In phase two, the heroic people who operate shelters, gather food and organize volunteers are saying that for large numbers of people homelessness isn't an accident of rotten luck: It's the result of deliberate policy decisions by public officials. In 1981 the President's Commission on Housing said that America had more than 7 million low-income rental households. These families lived in either substandard housing or were paying as much as a third of their income for rent. Five years after that report, according to Barry Zigas, president of the National Low Income Housing Coalition, "federal housing assistance has been cut by 60 percent, and the nation has been at a virtual standstill [on] adding new subsidized units to the stock."
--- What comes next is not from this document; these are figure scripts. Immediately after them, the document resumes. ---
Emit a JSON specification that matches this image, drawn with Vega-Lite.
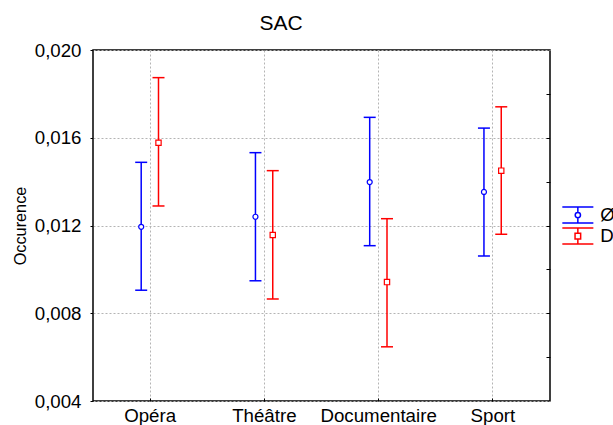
{
  "$schema": "https://vega.github.io/schema/vega-lite/v6.json",
  "width": 457,
  "height": 351,
  "autosize": {"type": "none"},
  "padding": {"left": 93, "top": 50, "right": 63, "bottom": 24},
  "background": "white",
  "title": {"text": "SAC", "fontSize": 21, "font": "Liberation Sans", "fontWeight": "normal", "color": "#000", "anchor": "middle", "baseline": "alphabetic", "offset": -9.5, "dx": -40.5},
  "config": {
    "view": {"stroke": "#000", "strokeWidth": 1.5},
    "axis": {"labelFont": "Liberation Sans", "titleFont": "Liberation Sans"}
  },
  "data": {"values": [
    {"cat": "Opéra", "g": "Ø", "mean": 0.01194, "lo": 0.00905, "hi": 0.01488},
    {"cat": "Opéra", "g": "D", "mean": 0.01577, "lo": 0.01289, "hi": 0.01874},
    {"cat": "Théâtre", "g": "Ø", "mean": 0.01240, "lo": 0.00948, "hi": 0.01532},
    {"cat": "Théâtre", "g": "D", "mean": 0.01157, "lo": 0.00865, "hi": 0.01450},
    {"cat": "Documentaire", "g": "Ø", "mean": 0.01398, "lo": 0.01108, "hi": 0.01693},
    {"cat": "Documentaire", "g": "D", "mean": 0.00942, "lo": 0.00647, "hi": 0.01231},
    {"cat": "Sport", "g": "Ø", "mean": 0.01353, "lo": 0.01061, "hi": 0.01644},
    {"cat": "Sport", "g": "D", "mean": 0.01450, "lo": 0.01160, "hi": 0.01741}
  ]},
  "encoding": {
    "x": {
      "field": "cat", "type": "nominal",
      "sort": ["Opéra", "Théâtre", "Documentaire", "Sport"],
      "scale": {"type": "band", "paddingInner": 0, "paddingOuter": 0},
      "axis": {
        "title": null, "labelAngle": 0, "bandPosition": 0.5, "domain": false,
        "tickSize": -3, "tickColor": "#000", "tickWidth": 1,
        "labelPadding": 8.6, "labelFontSize": 18.7, "labelColor": "#000",
        "grid": true, "gridColor": "#b4b4b4", "gridDash": [2, 2], "gridWidth": 1
      }
    },
    "xOffset": {"field": "g", "type": "nominal", "sort": ["Ø", "D"], "scale": {"type": "point", "padding": 0, "range": [48.2, 65.5]}}
  },
  "resolve": {"axis": {"y": "independent"}},
  "layer": [
    {
      "mark": {"type": "rule", "strokeWidth": 1.5},
      "encoding": {
        "color": {
          "field": "g", "type": "nominal", "sort": ["Ø", "D"],
          "scale": {"domain": ["Ø", "D"], "range": ["#0000ff", "#ff0000"]},
          "legend": {
            "title": null, "orient": "none", "legendX": 475.5, "legendY": 155.75, "padding": 0,
            "symbolSize": 256, "symbolStrokeWidth": 1.5, "symbolFillColor": "white",
            "symbolType": "M-1.94,-1H1.94M-1.94,1H1.94M0,-1V-0.33M0,0.33V1M-0.33,0A0.33,0.33 0 1,0 0.33,0A0.33,0.33 0 1,0 -0.33,0",
            "labelFont": "Liberation Sans", "labelFontSize": 18.7, "labelColor": "#000", "labelOffset": 13, "rowPadding": -2.5,
            "encode": {"symbols": {"update": {
              "fill": {"value": "white"},
              "fillOpacity": {"value": 0},
              "shape": [
                {"test": "datum.value === 'Ø'", "value": "M-1.94,-1H1.94M-1.94,1H1.94M0,-1V-0.33M0,0.33V1M-0.33,0A0.33,0.33 0 1,0 0.33,0A0.33,0.33 0 1,0 -0.33,0"},
                {"value": "M-1.94,-1H1.94M-1.94,1H1.94M0,-1V-0.35M0,0.35V1M-0.35,-0.35H0.35V0.35H-0.35Z"}
              ]
            }}},
            "encoding": {"symbols": {
              "fill": {"value": "white"},
              "fillOpacity": {"value": 0},
              "shape": {
                "condition": {"test": "datum.value === 'Ø'", "value": "M-1.94,-1H1.94M-1.94,1H1.94M0,-1V-0.33M0,0.33V1M-0.33,0A0.33,0.33 0 1,0 0.33,0A0.33,0.33 0 1,0 -0.33,0"},
                "value": "M-1.94,-1H1.94M-1.94,1H1.94M0,-1V-0.35M0,0.35V1M-0.35,-0.35H0.35V0.35H-0.35Z"
              }
            }}
          }
        },
        "y": {
          "field": "lo", "type": "quantitative", "title": "Occurence",
          "scale": {"domain": [0.004, 0.02], "nice": false, "zero": false},
          "axis": {
            "orient": "left", "values": [0.004, 0.008, 0.012, 0.016, 0.02],
            "format": ".3f", "labelExpr": "replace(datum.label, '.', ',')",
            "domain": false, "tickSize": 3, "tickColor": "#000", "tickWidth": 1,
            "labelPadding": 9, "labelFontSize": 18.7, "labelColor": "#000",
            "labelFlush": false, "labelOverlap": false, "labelBound": false,
            "grid": true, "gridColor": "#b4b4b4", "gridDash": [2, 2], "gridWidth": 1,
            "title": "Occurence", "titleFontSize": 16.3, "titleFontWeight": "normal", "titleColor": "#000", "titlePadding": 5.5
          }
        },
        "y2": {"field": "hi"}
      }
    },
    {
      "mark": {"type": "tick", "size": 12, "thickness": 1.5, "opacity": 1},
      "encoding": {
        "color": {"field": "g", "type": "nominal", "sort": ["Ø", "D"], "legend": null},
        "y": {"field": "lo", "type": "quantitative", "title": "Occurence", "axis": null}
      }
    },
    {
      "mark": {"type": "tick", "size": 12, "thickness": 1.5, "opacity": 1},
      "encoding": {
        "color": {"field": "g", "type": "nominal", "sort": ["Ø", "D"], "legend": null},
        "y": {
          "field": "hi", "type": "quantitative", "title": "Occurence",
          "axis": {
            "orient": "right", "title": null, "labels": false, "domain": false, "grid": false,
            "values": [0.006, 0.008, 0.01, 0.012, 0.014, 0.016, 0.018],
            "tickSize": -4, "tickColor": "#000", "tickWidth": 1
          }
        }
      }
    },
    {
      "transform": [{"filter": "datum.g === 'Ø'"}],
      "mark": {"type": "point", "shape": "circle", "filled": false, "fill": "white", "size": 25, "strokeWidth": 1.2, "opacity": 1},
      "encoding": {
        "color": {"field": "g", "type": "nominal", "sort": ["Ø", "D"], "legend": null},
        "y": {"field": "mean", "type": "quantitative", "title": "Occurence", "axis": null}
      }
    },
    {
      "transform": [{"filter": "datum.g === 'D'"}],
      "mark": {"type": "point", "shape": "square", "filled": false, "fill": "white", "size": 28, "strokeWidth": 1.2, "opacity": 1},
      "encoding": {
        "color": {"field": "g", "type": "nominal", "sort": ["Ø", "D"], "legend": null},
        "y": {"field": "mean", "type": "quantitative", "title": "Occurence", "axis": null}
      }
    }
  ]
}
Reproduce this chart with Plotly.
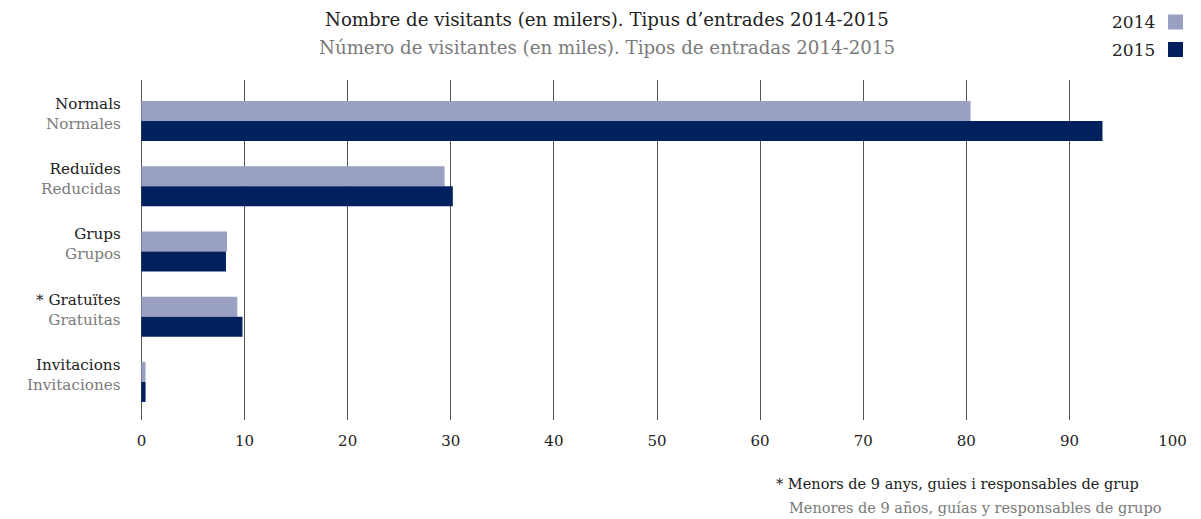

The effects are visible at any shelter. On the cots and the soup lines are citizens who came in during an emergency after losing their job, then their apartment or home. They have no chance to return to low-income housing because there isn't any available. What Rep. Henry Gonzalez discovered last year is typical. The chairman of the House subcommittee on housing and community development visited a northern Virginia co-op of 51 low-income units. He was told that for the rare vacancies an average of 44 applications were submitted daily. Last year, New York City had 177,000 public housing units, with 180,000 families on the waiting list. The coalition reports that 8 million low-income households can afford housing but that only 4.2 million units are available.

The Department of Housing and Urban Development tells the displaced and unplaced, don't come to us. The list is long of low-income housing programs proposed for elimination in the 1987 budget: rental rehabilitation grants, rental-housing development grants, Section 202 housing for the elderly or handicapped, public-housing development, farm-labor housing, low-income housing repair grants and low-interest loans to the poor.

Poverty has its lead time. People hurt by cuts in 1982 and 1983 are now shuffling into the shelters as the defeated and despairing. The programs being killed today, in turn, are producing tomorrow's shelter population. The war on housing programs, like every war, is producing refugees. In past weeks, the media have been telling their stories, of citizens in shelters who have not lost their minds, nor their health nor their dignity, but only a place to live. In time, the other losses to body and soul are likely to come. Groups like the Community for Creative Non-Violence offer a type of kindness that can't be bought, but a deadly erosion of the spirit hits nearly every person who stays at a shelter.

The special insult this winter occurred in the State of the Union speech. When Reagan patted the young back of Trevor Ferrell, he was giving the youngster the most cynical of messages: You keep doing your job for the poor and I'll keep doing my job on the poor.